We're not confident in warning criteria snow in South Jersey. It could happen. But 2 of the "big 3" (GFS and Euro) don't support warning criteria snowfall in the warning area. The NAM is the only model and its performance has been less than stellar. But it does have a bit of support with evaporational cooling looking a bit more likely with this event which may cool the column just enough, although it is a truly borderline situation. It may end up being right but there's a lot going against a larger snowfall. But with this being just a few hours away from beginning and the slight possibility of an imminent warning criteria (4 or greater inches in Southern NJ) snowfall in Southern NJ, the National Weather Service has chosen the warning route. It is an extremely difficult call with a model spread of 0 to 10 inches in late March.

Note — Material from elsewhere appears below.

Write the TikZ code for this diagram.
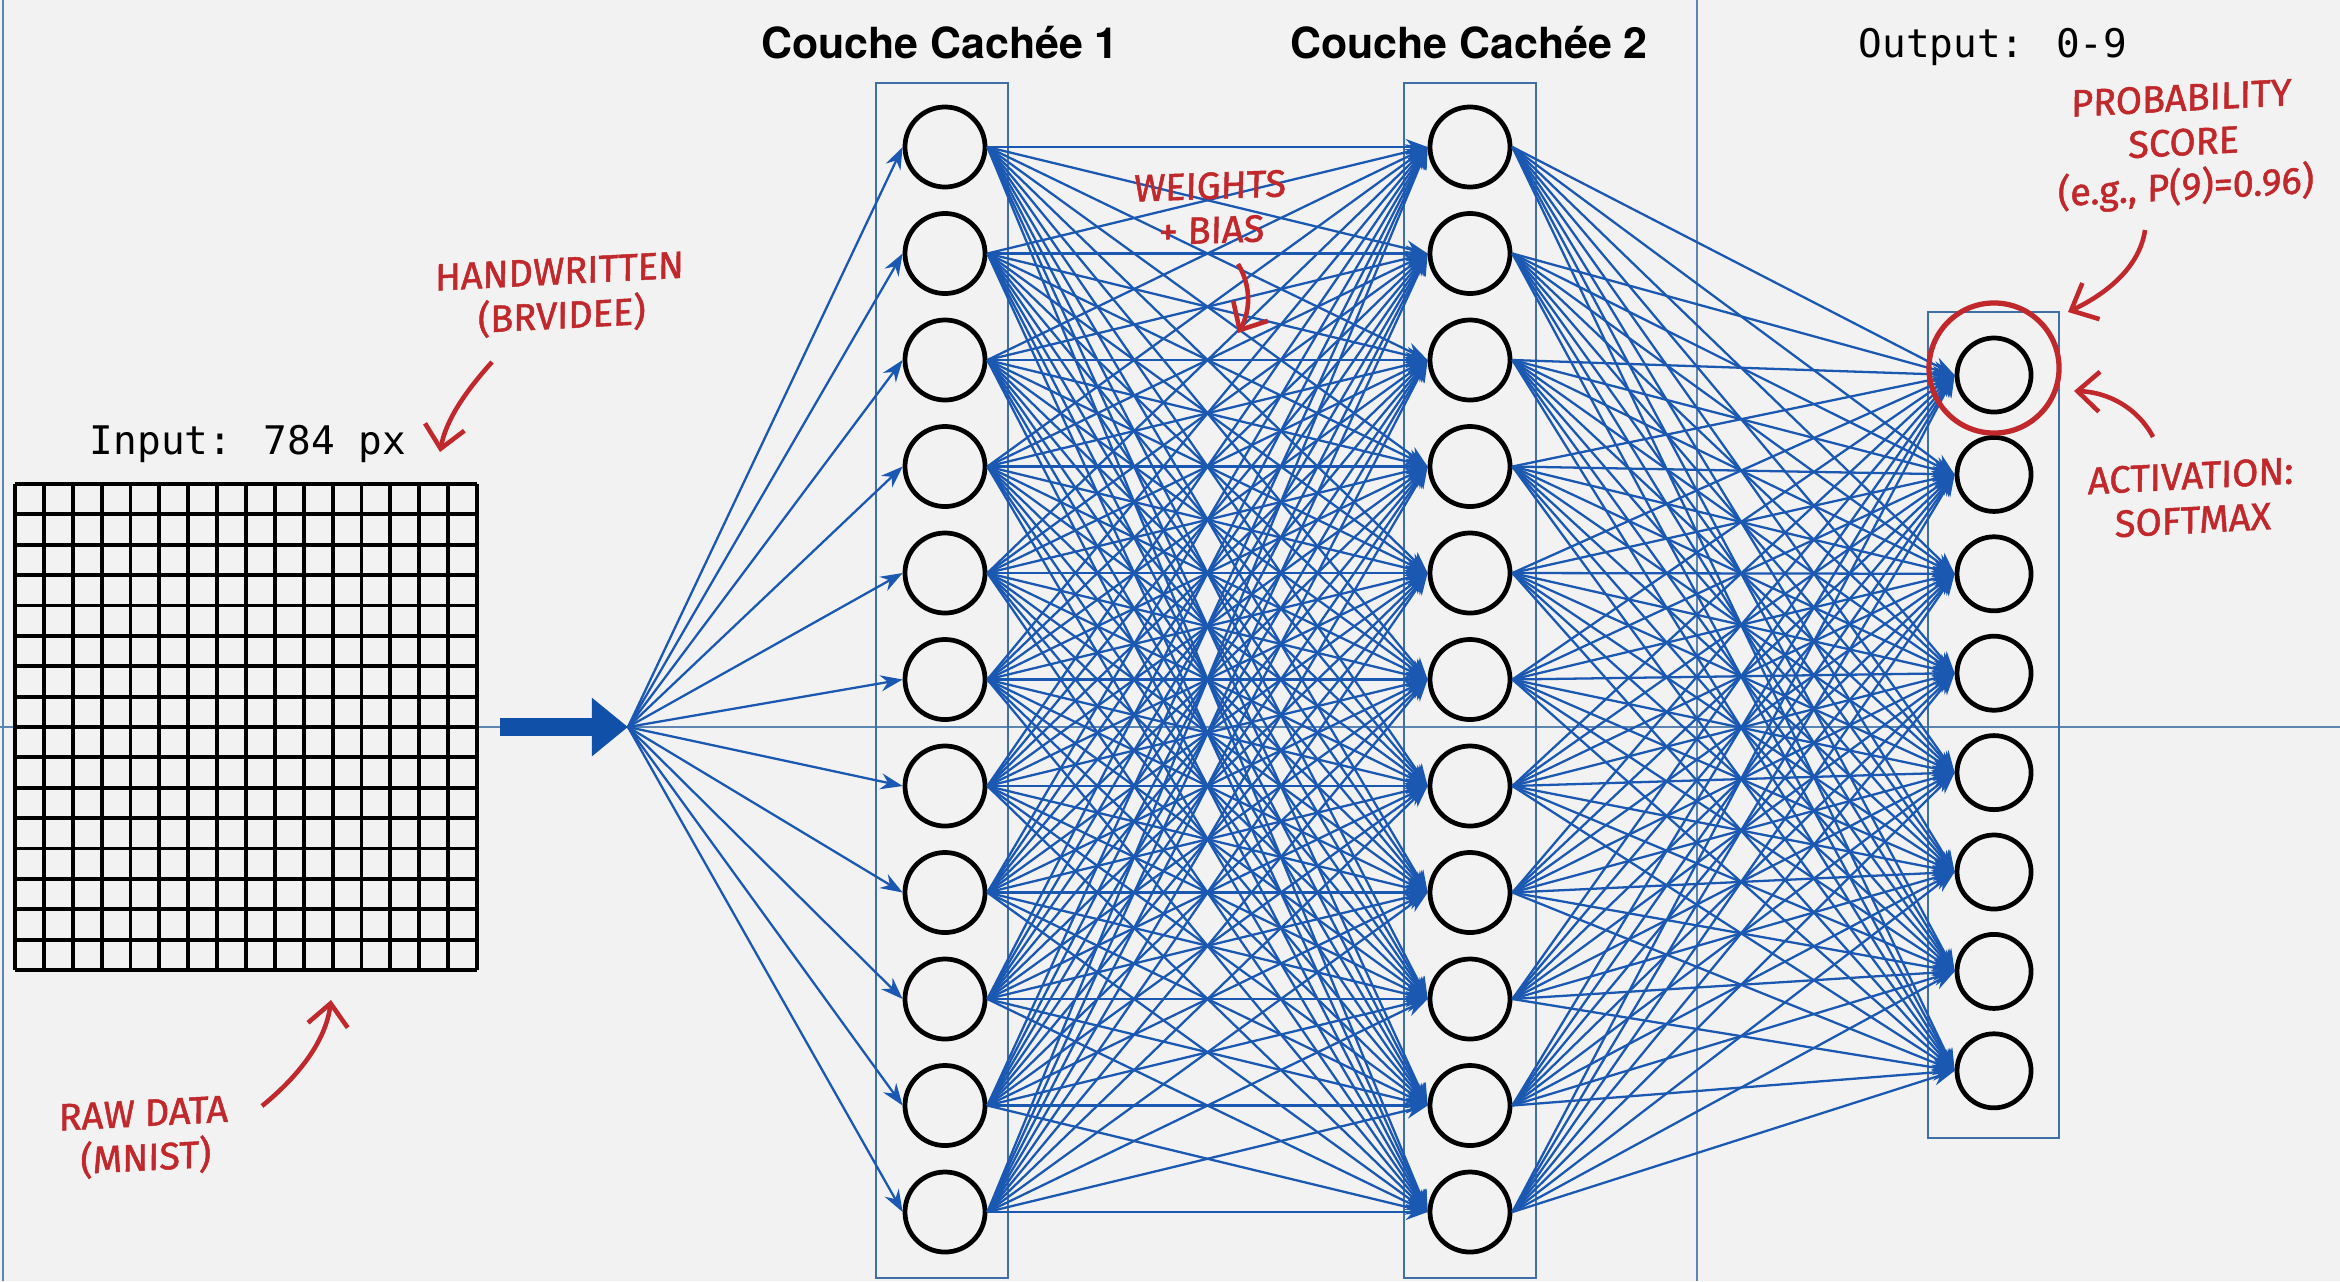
\documentclass[tikz,border=0pt]{standalone}
\usepackage{fontspec}
\setmainfont{TeX Gyre Heros}
\newfontfamily\headfont{TeX Gyre Heros}
\newfontfamily\codefont{DejaVu Sans Mono}
\newfontfamily\handfont{Fira Sans}[FakeBold=1.3, FakeSlant=0.06]
\usetikzlibrary{arrows.meta}

\definecolor{bgc}{HTML}{F2F2F2}
\definecolor{edgeblue}{HTML}{1B58B2}
\definecolor{frameblue}{HTML}{3F6FA5}
\definecolor{annotred}{HTML}{C0282C}
\definecolor{thickblue}{HTML}{1150A8}

\begin{document}
\begin{tikzpicture}[x=0.01cm,y=-0.01cm,
  neuron/.style={circle, draw=black, line width=1.35pt, fill=bgc, minimum size=0.8cm, inner sep=0pt},
  outneuron/.style={neuron, minimum size=0.74cm},
  layerbox/.style={draw=frameblue, line width=0.6pt},
  guide/.style={draw=frameblue!85, line width=0.7pt},
  gridline/.style={draw=black, line width=1.1pt},
  wire/.style={draw=edgeblue, line width=0.65pt, -{Stealth[length=2.2mm,width=1.6mm]}},
  header/.style={font=\headfont\bfseries\fontsize{12.2}{14}\selectfont, anchor=base},
  codelabel/.style={font=\codefont\fontsize{11.2}{13}\selectfont, anchor=base},
  note/.style={text=annotred, font=\handfont\fontsize{10.8}{12.6}\selectfont, align=center, inner sep=0pt},
  notearrow/.style={draw=annotred, line width=1.3pt, -{Straight Barb[length=2.2mm,width=4mm]}},
]
% canvas
\fill[bgc] (0,0) rectangle (2340,1281);
\useasboundingbox (0,0) rectangle (2340,1281);

% guide lines
\draw[guide] (3,0) -- (3,1281);
\draw[guide] (1697,0) -- (1697,1281);
\draw[guide] (0,727) -- (2340,727);

% input image: 16 x 16 pixel grid
\node[inner sep=0pt, minimum width=4.62cm, minimum height=4.86cm] (input) at (246,727) {};
\foreach \k in {0,...,16} {
  \draw[gridline] ({15+\k*28.875},484) -- ({15+\k*28.875},970);
  \draw[gridline] (15,{484+\k*30.375}) -- (477,{484+\k*30.375});
}
\node[codelabel] (inlabel) at (248,454) {Input: 784 px};

% layer frames
\draw[layerbox] (876,83) rectangle (1008,1278);
\draw[layerbox] (1404,83) rectangle (1536,1278);
\draw[layerbox] (1928,312) rectangle (2059,1138);

% headers
\node[header] (t1) at (940,58) {Couche Cachée 1};
\node[header] (t2) at (1469,58) {Couche Cachée 2};
\node[codelabel] (tout) at (1993,57) {Output: 0-9};

% neurons
\foreach \i in {1,...,11} {
  \node[neuron] (h1-\i) at (945,{147+106.5*(\i-1)}) {};
  \node[neuron] (h2-\i) at (1470,{147+106.5*(\i-1)}) {};
}
\foreach \j in {1,...,8} {
  \node[outneuron] (o-\j) at (1994,{375+99.4*(\j-1)}) {};
}

% thick input arrow and fan-out
\coordinate (astart) at (500,727);
\coordinate (fan) at (628,727);
\draw[thickblue, line width=5pt, -{Triangle[length=3.6mm,width=5.6mm]}] (astart) -- (fan);
\foreach \i in {1,...,11} {
  \draw[wire] (fan) -- (h1-\i.west);
}

% dense connections
\foreach \i in {1,...,11} {
  \foreach \j in {1,...,11} {
    \draw[wire] (h1-\i.east) -- (h2-\j.west);
  }
}
\foreach \i in {1,...,11} {
  \foreach \j in {1,...,8} {
    \draw[wire] (h2-\i.east) -- (o-\j.west);
  }
}

% highlighted output
\node[circle, draw=annotred, line width=1.5pt, minimum size=1.3cm, inner sep=0pt] (hl) at (1994,368) {};

% annotations
\node[note, rotate=3] (hw) at (560,296) {HANDWRITTEN\\(BRVIDEE)};
\coordinate (hwa) at (492,362);
\coordinate (hwb) at (440,452);
\draw[notearrow] (hwa) .. controls (465,392) and (446,420) .. (hwb);

\node[note, rotate=3] (raw) at (144,1138) {RAW DATA\\(MNIST)};
\coordinate (rawa) at (262,1106);
\coordinate (rawb) at (331,1000);
\draw[notearrow] (rawa) .. controls (300,1075) and (326,1040) .. (rawb);

\node[note, rotate=2] (wb) at (1210,208) {WEIGHTS\\+ BIAS};
\coordinate (wba) at (1238,264);
\coordinate (wbb) at (1238,333);
\draw[notearrow] (wba) .. controls (1252,287) and (1250,312) .. (wbb);

\node[note, rotate=3] (prob) at (2183,146) {PROBABILITY\\SCORE\\(e.g., P(9)=0.96)};
\coordinate (proba) at (2145,230);
\coordinate (probb) at (2068,312);
\draw[notearrow] (proba) .. controls (2140,265) and (2110,292) .. (probb);

\node[note, rotate=3] (act) at (2191,498) {ACTIVATION:\\SOFTMAX};
\coordinate (acta) at (2153,437);
\coordinate (actb) at (2074,391);
\draw[notearrow] (acta) .. controls (2138,408) and (2108,392) .. (actb);
\end{tikzpicture}
\end{document}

The Euro has trended significantly drier for the event with less than a half inch of precipitation in the city and less than inch at the Shore. The GFS contains greater moister than it did in prior runs. The NAM cut back a bit, but has significant precipitation and supports significant snow.
Given the tremendous amount of model inconsistency and the lack of agreement, any forecast that's out there has low confidence...ours included. That said, when you're expecting dynamics and banding to produce snow across the region in late March, during the day, it's not the most conducive setup. This is why our expectations lean towards the wetter vs. snowier guidance, at least for now. We will of course follow the 00z suite closely although we are nearing the nowcast point.
Could a significant snowfall happen? Yes, it is possible. But for now it's a clear outlier solution (meaning unlikely compared to most projections). Everything has to come together perfectly and in the past, modeling inconsistency less than 24 hours out typically is not a good sign for the big snow outcome to play out, especially when modeling outcomes are as different as they are and you have large forecast ranges. The last three times we were down this road the lesser amounts won out or we were even too high. If this storm tracks far enough north and can really cause intense rates of precipitation, than heavy wet snow may win out. But even if it is wet snow, can it pile up on trees and grassy surfaces? Well surface temperatures would have to be in the 33-36 range. Anything higher and it is unlikely to be anything of significance.
No doubt a storm where our hair will be turning gray! A huge bust potential and the high possibility of a few surprises.